begin

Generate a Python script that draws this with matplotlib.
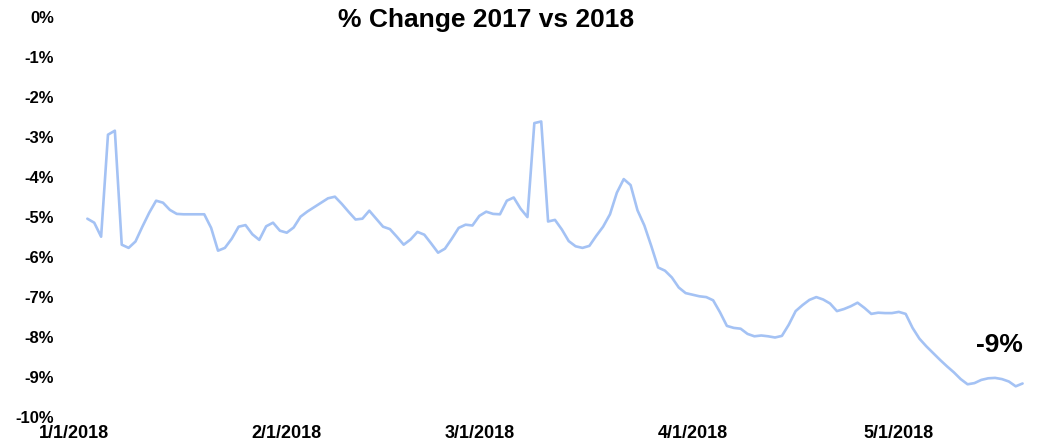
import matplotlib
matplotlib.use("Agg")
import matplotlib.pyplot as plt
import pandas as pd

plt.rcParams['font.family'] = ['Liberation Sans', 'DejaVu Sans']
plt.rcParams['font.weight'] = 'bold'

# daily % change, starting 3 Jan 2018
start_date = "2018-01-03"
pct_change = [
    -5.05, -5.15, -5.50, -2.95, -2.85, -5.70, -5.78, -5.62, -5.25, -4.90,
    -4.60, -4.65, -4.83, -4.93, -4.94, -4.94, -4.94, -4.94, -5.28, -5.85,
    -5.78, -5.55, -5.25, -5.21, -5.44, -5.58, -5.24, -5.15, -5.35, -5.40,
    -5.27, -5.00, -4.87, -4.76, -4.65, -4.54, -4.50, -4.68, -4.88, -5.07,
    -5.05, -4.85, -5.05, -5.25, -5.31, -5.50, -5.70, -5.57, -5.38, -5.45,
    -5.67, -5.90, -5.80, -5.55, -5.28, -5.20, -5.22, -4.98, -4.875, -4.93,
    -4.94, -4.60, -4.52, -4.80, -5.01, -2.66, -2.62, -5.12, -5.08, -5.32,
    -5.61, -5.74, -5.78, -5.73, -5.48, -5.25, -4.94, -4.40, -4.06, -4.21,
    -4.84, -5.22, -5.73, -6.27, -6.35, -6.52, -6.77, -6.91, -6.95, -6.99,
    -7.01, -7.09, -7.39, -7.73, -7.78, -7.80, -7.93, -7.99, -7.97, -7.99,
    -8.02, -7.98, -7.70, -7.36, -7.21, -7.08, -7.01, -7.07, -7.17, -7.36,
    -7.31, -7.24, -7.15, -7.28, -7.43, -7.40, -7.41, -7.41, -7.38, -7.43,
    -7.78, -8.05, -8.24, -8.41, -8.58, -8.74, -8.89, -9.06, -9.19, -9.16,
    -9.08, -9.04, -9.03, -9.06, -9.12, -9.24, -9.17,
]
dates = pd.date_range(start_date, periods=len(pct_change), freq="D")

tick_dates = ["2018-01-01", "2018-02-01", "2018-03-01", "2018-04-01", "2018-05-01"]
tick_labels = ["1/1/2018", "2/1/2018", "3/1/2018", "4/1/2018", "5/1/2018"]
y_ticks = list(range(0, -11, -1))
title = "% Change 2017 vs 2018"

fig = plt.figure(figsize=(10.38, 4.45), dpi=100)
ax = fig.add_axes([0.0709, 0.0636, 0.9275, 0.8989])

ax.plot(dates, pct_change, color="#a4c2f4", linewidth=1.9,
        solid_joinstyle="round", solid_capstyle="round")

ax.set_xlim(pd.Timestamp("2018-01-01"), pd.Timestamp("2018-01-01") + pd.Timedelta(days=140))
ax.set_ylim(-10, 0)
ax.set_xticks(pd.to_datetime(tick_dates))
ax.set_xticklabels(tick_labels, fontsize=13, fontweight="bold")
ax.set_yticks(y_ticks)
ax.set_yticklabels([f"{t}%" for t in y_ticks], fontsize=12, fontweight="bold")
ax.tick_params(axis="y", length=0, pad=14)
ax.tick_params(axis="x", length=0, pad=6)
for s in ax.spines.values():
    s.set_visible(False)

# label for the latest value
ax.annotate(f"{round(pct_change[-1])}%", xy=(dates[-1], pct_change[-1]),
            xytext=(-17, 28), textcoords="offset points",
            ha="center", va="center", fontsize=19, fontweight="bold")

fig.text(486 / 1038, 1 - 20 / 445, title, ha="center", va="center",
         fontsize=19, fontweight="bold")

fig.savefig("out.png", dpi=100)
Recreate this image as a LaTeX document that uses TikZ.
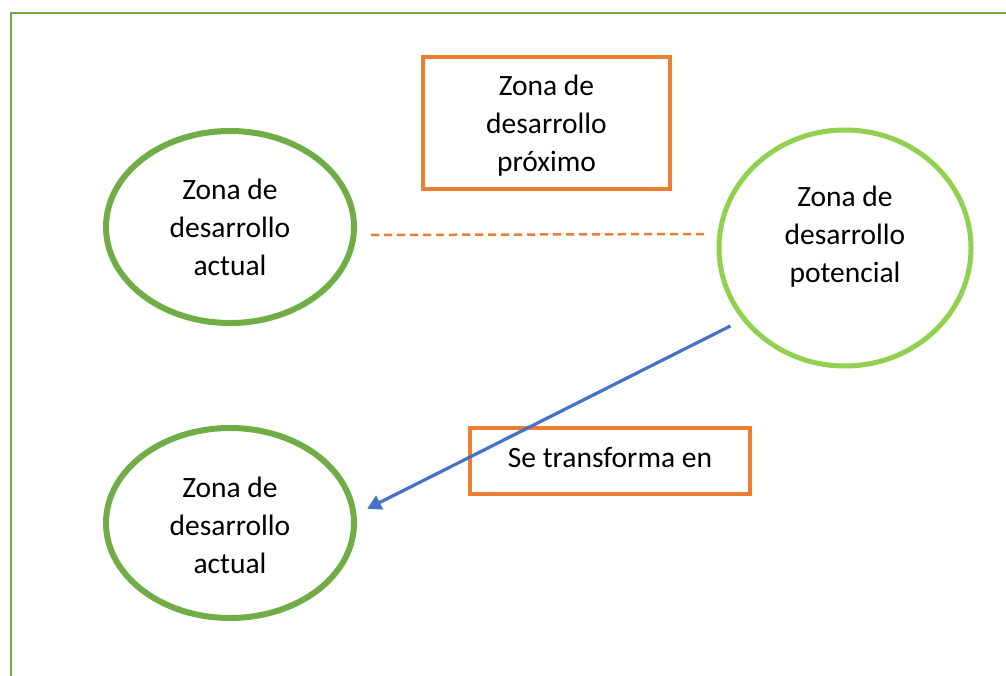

end

Problem details: Print every record above exactly as written, leaving out the pictures.

Solution below:
Generate a Python script that draws this with matplotlib.
import matplotlib
matplotlib.use("Agg")
import matplotlib.pyplot as plt
import pandas as pd

plt.rcParams['font.family'] = ['Liberation Sans', 'DejaVu Sans']
plt.rcParams['font.weight'] = 'bold'

# daily % change, starting 3 Jan 2018
start_date = "2018-01-03"
pct_change = [
    -5.05, -5.15, -5.50, -2.95, -2.85, -5.70, -5.78, -5.62, -5.25, -4.90,
    -4.60, -4.65, -4.83, -4.93, -4.94, -4.94, -4.94, -4.94, -5.28, -5.85,
    -5.78, -5.55, -5.25, -5.21, -5.44, -5.58, -5.24, -5.15, -5.35, -5.40,
    -5.27, -5.00, -4.87, -4.76, -4.65, -4.54, -4.50, -4.68, -4.88, -5.07,
    -5.05, -4.85, -5.05, -5.25, -5.31, -5.50, -5.70, -5.57, -5.38, -5.45,
    -5.67, -5.90, -5.80, -5.55, -5.28, -5.20, -5.22, -4.98, -4.875, -4.93,
    -4.94, -4.60, -4.52, -4.80, -5.01, -2.66, -2.62, -5.12, -5.08, -5.32,
    -5.61, -5.74, -5.78, -5.73, -5.48, -5.25, -4.94, -4.40, -4.06, -4.21,
    -4.84, -5.22, -5.73, -6.27, -6.35, -6.52, -6.77, -6.91, -6.95, -6.99,
    -7.01, -7.09, -7.39, -7.73, -7.78, -7.80, -7.93, -7.99, -7.97, -7.99,
    -8.02, -7.98, -7.70, -7.36, -7.21, -7.08, -7.01, -7.07, -7.17, -7.36,
    -7.31, -7.24, -7.15, -7.28, -7.43, -7.40, -7.41, -7.41, -7.38, -7.43,
    -7.78, -8.05, -8.24, -8.41, -8.58, -8.74, -8.89, -9.06, -9.19, -9.16,
    -9.08, -9.04, -9.03, -9.06, -9.12, -9.24, -9.17,
]
dates = pd.date_range(start_date, periods=len(pct_change), freq="D")

tick_dates = ["2018-01-01", "2018-02-01", "2018-03-01", "2018-04-01", "2018-05-01"]
tick_labels = ["1/1/2018", "2/1/2018", "3/1/2018", "4/1/2018", "5/1/2018"]
y_ticks = list(range(0, -11, -1))
title = "% Change 2017 vs 2018"

fig = plt.figure(figsize=(10.38, 4.45), dpi=100)
ax = fig.add_axes([0.0709, 0.0636, 0.9275, 0.8989])

ax.plot(dates, pct_change, color="#a4c2f4", linewidth=1.9,
        solid_joinstyle="round", solid_capstyle="round")

ax.set_xlim(pd.Timestamp("2018-01-01"), pd.Timestamp("2018-01-01") + pd.Timedelta(days=140))
ax.set_ylim(-10, 0)
ax.set_xticks(pd.to_datetime(tick_dates))
ax.set_xticklabels(tick_labels, fontsize=13, fontweight="bold")
ax.set_yticks(y_ticks)
ax.set_yticklabels([f"{t}%" for t in y_ticks], fontsize=12, fontweight="bold")
ax.tick_params(axis="y", length=0, pad=14)
ax.tick_params(axis="x", length=0, pad=6)
for s in ax.spines.values():
    s.set_visible(False)

# label for the latest value
ax.annotate(f"{round(pct_change[-1])}%", xy=(dates[-1], pct_change[-1]),
            xytext=(-17, 28), textcoords="offset points",
            ha="center", va="center", fontsize=19, fontweight="bold")

fig.text(486 / 1038, 1 - 20 / 445, title, ha="center", va="center",
         fontsize=19, fontweight="bold")

fig.savefig("out.png", dpi=100)
Recreate this image as a LaTeX document that uses TikZ.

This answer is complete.